Robert Badinter : un «mensch» 

par Bernard Attali |  publié le 09/02/2024

Robert Badinter était plus qu’un immense juriste, c’était une conscience morale. Victime de l’horreur de la Shoah dans son enfance, il fut toute sa vie le héraut des droits de l’Homme. Hommage

L'ancien ministre français de la Justice Robert Badinter dans son bureau à Paris, le 19 avril 2018- Photo JOEL SAGET / AFP

Fils d’immigrés juifs moldaves né en 1928, il devait beaucoup à l’école de la République et il lui donna beaucoup en retour. Contrairement à tant d’autres, il n’est pas entré en politique pour faire carrière, mais pour défendre les idées qu’il pensait justes. Devenu ministre de la Justice de la gauche, il a réellement « changé la vie ». Non seulement en supprimant la peine de mort, mais aussi les tribunaux militaires, la Cour de sûreté de l’État et en dépénalisant l’homosexualité. C’était l’homme de multiples combats, aussi bien en faveur des Tibétains que contre le racisme et l’antisémitisme. Il faisait partie de ceux pour qui les lumières ne sauraient s’éteindre. Jamais.

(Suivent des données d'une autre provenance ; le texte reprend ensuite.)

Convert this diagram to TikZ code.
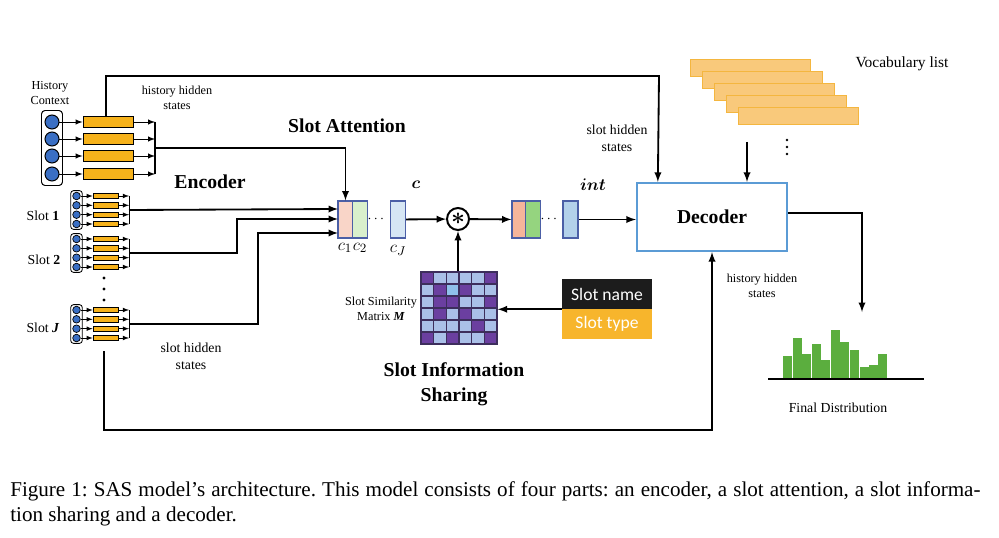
\documentclass[tikz,border=0pt]{standalone}
\usepackage{fontspec}
\usepackage{amsmath,bm}
\setmainfont{Liberation Serif}
\newfontfamily\calibri{Carlito}
\usetikzlibrary{fit,calc}

\definecolor{encblue}{HTML}{3A6FC4}
\definecolor{barorange}{HTML}{F6B21B}
\definecolor{cardfill}{HTML}{F9C97B}
\definecolor{carddraw}{HTML}{F4B63F}
\definecolor{histgreen}{HTML}{5BAE3E}
\definecolor{decblue}{HTML}{5B9BD5}
\definecolor{cborder}{HTML}{4B5FA6}
\definecolor{cpink}{HTML}{F9D5C8}
\definecolor{cgreen}{HTML}{D9F0CC}
\definecolor{cblue}{HTML}{D6E6F4}
\definecolor{isalmon}{HTML}{F6B59A}
\definecolor{igreen}{HTML}{95D47F}
\definecolor{iblue}{HTML}{B3D1EA}
\definecolor{matD}{HTML}{6B3FA0}
\definecolor{matL}{HTML}{AAC0E8}
\definecolor{matC}{HTML}{8FC0EA}
\definecolor{matgrid}{HTML}{3D2E5C}
\definecolor{namebg}{HTML}{1C1C1C}
\definecolor{typebg}{HTML}{F7B52C}

\tikzset{
    hcirc/.style={circle, draw=black, fill=encblue, line width=0.7pt, minimum size=0.35cm, inner sep=0},
    hbarbox/.style={draw=black, fill=barorange, line width=0.7pt, minimum width=1.25cm, minimum height=0.275cm, inner sep=0},
    scirc/.style={circle, draw=black, fill=encblue, line width=0.5pt, minimum size=0.19cm, inner sep=0},
    sbarbox/.style={draw=black, fill=barorange, line width=0.5pt, minimum width=0.625cm, minimum height=0.13cm, inner sep=0},
    colbox/.style={draw=black, rounded corners=2.5pt, line width=0.7pt},
    sarr/.style={->, line width=0.7pt},
    conn/.style={->, line width=1.3pt},
    vec/.style={draw=cborder, line width=0.8pt, minimum width=0.375cm, minimum height=0.925cm, inner sep=0},
    vcard/.style={draw=carddraw, fill=cardfill, line width=0.6pt, minimum width=3cm, minimum height=0.425cm, inner sep=0},
    lbl/.style={font=\fontsize{8.7}{10.5}\selectfont, align=center},
    biglbl/.style={font=\fontsize{9.8}{12}\selectfont, align=center},
    part/.style={font=\fontsize{14}{17.5}\selectfont\bfseries, align=center},
    mlbl/.style={font=\fontsize{12.5}{14}\selectfont},
    infobox/.style={minimum width=2.25cm, minimum height=0.75cm, inner sep=0, text=white, font=\calibri\fontsize{12.5}{14}\selectfont},
}

\begin{document}
\begin{tikzpicture}[x=0.025cm, y=-0.025cm, >=latex]
    \useasboundingbox (0,0) rectangle (999,538);

    % 历史上下文编码
    \node[lbl] (hctx) at (50,93) {History\\Context};
    \foreach \k/\y in {1/122,2/139,3/156,4/174} {
        \node[hcirc] (hc\k) at (52,\y) {};
        \node[hbarbox] (hb\k) at (108,\y) {};
        \coordinate (he\k) at (155,\y);
        \draw[sarr] (hc\k) -- (hb\k);
        \draw[sarr] (hb\k) -- (he\k);
    }
    \node[colbox, fit=(hc1)(hc4), inner xsep=0.075cm, inner ysep=0.1cm] (hcol) {};
    \draw[line width=0.9pt] (he1) -- (he4);
    \coordinate (hout) at (155,148);
    \coordinate (hup) at (106,116);
    \node[lbl] (hhs) at (177,98) {history hidden\\states};

    % 槽编码
    \foreach \s/\yc in {1/210,2/253,J/324} {
        \foreach \k/\dy in {1/-14,2/-4.7,3/4.7,4/14} {
            \node[scirc] (sc\s\k) at (76.5,\yc+\dy) {};
            \node[sbarbox] (sb\s\k) at (105.5,\yc+\dy) {};
            \coordinate (se\s\k) at (129,\yc+\dy);
            \draw[sarr, line width=0.5pt] (sc\s\k) -- (sb\s\k);
            \draw[sarr, line width=0.5pt] (sb\s\k) -- (se\s\k);
        }
        \node[colbox, rounded corners=2pt, line width=0.6pt, fit=(sc\s1)(sc\s4), inner xsep=0.04cm, inner ysep=0.03cm] (slot\s) {};
        \draw[line width=0.7pt] (se\s1) -- (se\s4);
        \coordinate (so\s) at (129,\yc);
    }
    \node[biglbl] (lab1) at (43,216) {Slot \textbf{1}};
    \node[biglbl] (lab2) at (44,260) {Slot \textbf{2}};
    \node[biglbl] (labJ) at (43,328) {Slot \textbf{\textit{J}}};
    \fill (104,278) circle (1.2pt);
    \fill (104,289) circle (1.2pt);
    \fill (104,300) circle (1.2pt);
    \node[biglbl] (shs1) at (191,356) {slot hidden\\states};
    \coordinate (sdown) at (104,351);

    % 标题
    \node[part] (enc) at (210,182) {Encoder};
    \node[part] (att) at (347,126) {Slot Attention};
    \node[part] (sis) at (454,384) {Slot Information\\Sharing};

    % 槽注意力
    \node[vec, fill=cpink] (c1) at (345.5,219.5) {};
    \node[vec, fill=cgreen] (c2) at (360,219.5) {};
    \node (cdots) at (377,219) {$\cdots$};
    \node[vec, fill=cblue] (cJ) at (398,219.5) {};
    \node[mlbl] (cl1) at (345,248) {$c_1$};
    \node[mlbl] (cl2) at (360,248) {$c_2$};
    \node[mlbl] (clJ) at (398,250) {$c_J$};
    \node[mlbl] (clab) at (416,185) {$\bm{c}$};
    \coordinate (c1in) at (338,209);
    \coordinate (c2in) at (338,219);
    \coordinate (cJin) at (338,233);

    \draw[conn] (so1) -- (c1in);
    \draw[conn] (so2) -- (237,253) |- (c2in);
    \draw[conn] (soJ) -- (258,324) |- (cJin);
    \draw[conn] (hout) -| (c1.north);

    % 相乘
    \node[circle, draw=black, line width=1.4pt, minimum size=0.55cm, inner sep=0] (mul) at (458,219) {\LARGE$\bm{\ast}$};
    \draw[conn] (cJ) -- (mul);

    % int
    \node[vec, fill=isalmon] (i1) at (519.5,219.5) {};
    \node[vec, fill=igreen] (i2) at (533,219.5) {};
    \node (idots) at (550,219) {$\cdots$};
    \node[vec, fill=iblue] (iJ) at (570.5,219.5) {};
    \node[mlbl] (ilab) at (593,185) {$\bm{int}$};
    \draw[conn] (mul) -- (i1);

    % 槽相似矩阵
    \foreach \row [count=\r] in {{D,L,L,L,L,D},{L,D,C,D,L,L},{L,D,D,L,L,D},{L,D,L,D,L,L},{L,L,L,L,D,L},{D,L,D,L,L,D}} {
        \foreach \t [count=\c] in \row {
            \draw[draw=matgrid, fill=mat\t, line width=0.8pt] (421+12.67*\c-12.67,272+12*\r-12) rectangle ++(12.67,12);
        }
    }
    \node[draw=matgrid, line width=1pt, minimum width=1.9cm, minimum height=1.8cm, inner sep=0] (mat) at (459,308) {};
    \node[lbl] (matlab) at (381,309) {Slot Similarity\\Matrix \textbf{\textit{M}}};
    \draw[conn] (mat.north -| mul) -- (mul);

    \node[infobox, fill=namebg] (sname) at (607,294) {Slot name};
    \node[infobox, fill=typebg] (stype) at (607,324) {Slot type};
    \draw[conn] (sname.south west) -- (mat.east |- sname.south west);

    % 解码器
    \node[draw=decblue, line width=1.6pt, minimum width=3.75cm, minimum height=1.7cm, font=\fontsize{14}{17}\selectfont\bfseries] (dec) at (712,217) {Decoder};
    \draw[conn] (iJ) -- (dec.west |- iJ);
    \draw[conn] (hup) |- (659,76) -- ($(dec.north west)+(22,0)$);
    \node[biglbl] (shs2) at (617,138) {slot hidden\\states};
    \coordinate (bot) at (712,430);
    \draw[conn] (sdown) |- (bot) -- (dec.south);
    \node[lbl] (hhs2) at (762,286) {history hidden\\states};

    % 词表
    \foreach \i in {0,...,4} {
        \node[vcard] (v\i) at (750+12*\i,67.5+12*\i) {};
    }
    \node[font=\fontsize{11}{13}\selectfont] (voc) at (902,64) {Vocabulary list};
    \coordinate (vout) at (747,142);
    \draw[conn] (vout) -- (dec.north -| vout);
    \fill (787,140) circle (0.9pt);
    \fill (787,147) circle (0.9pt);
    \fill (787,154) circle (0.9pt);

    % 最终分布
    \coordinate (histin) at (862,312);
    \draw[conn] ($(dec.east)+(0,-4)$) -| (histin);
    \foreach \x/\t in {783/356,793/338,802/354,812/344,821/360,831/330,840/342,850/350,860/367,869/365,878/354} {
        \fill[histgreen] (\x,379) rectangle (\x+8.5,\t);
    }
    \draw[line width=1.3pt] (768,379) -- (924,379);
    \node[biglbl] (fd) at (838,408) {Final Distribution};

    % 图注
    \node[anchor=base west, inner sep=0, font=\fontsize{15}{17}\selectfont\frenchspacing] (cap1) at (10,496) {\makebox[24.25cm][s]{Figure 1: SAS model's architecture. This model consists of four parts: an encoder, a slot attention, a slot informa-}};
    \node[anchor=base west, inner sep=0, font=\fontsize{15}{17}\selectfont\frenchspacing] (cap2) at (10,521) {tion sharing and a decoder.};
\end{tikzpicture}
\end{document}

L’avoir connu m’a grandi. Robert Badinter était d’une immense générosité de cœur. Comme beaucoup d’autres, à chaque fois que j’ai rencontré un problème de conscience dans ma vie, c’est vers Robert Badinter que je me suis tourné. Impossible d’oublier son élégance. Il y a des décennies de cela, je n’étais pas grand-chose et il avait accepté de me voir rue du Faubourg Saint-Honoré, dans son cabinet d’avocat. Cette conversation éclaira ma route.

Pour ceux qui affectionnent le yiddish, il était ce qu’on appelle un « mensch ». Il y a des moments de deuil où l’on aimerait croire que le disparu n’est pas vraiment parti. Et pouvoir dire avec les poètes : « Il est juste de l’autre côté du chemin ».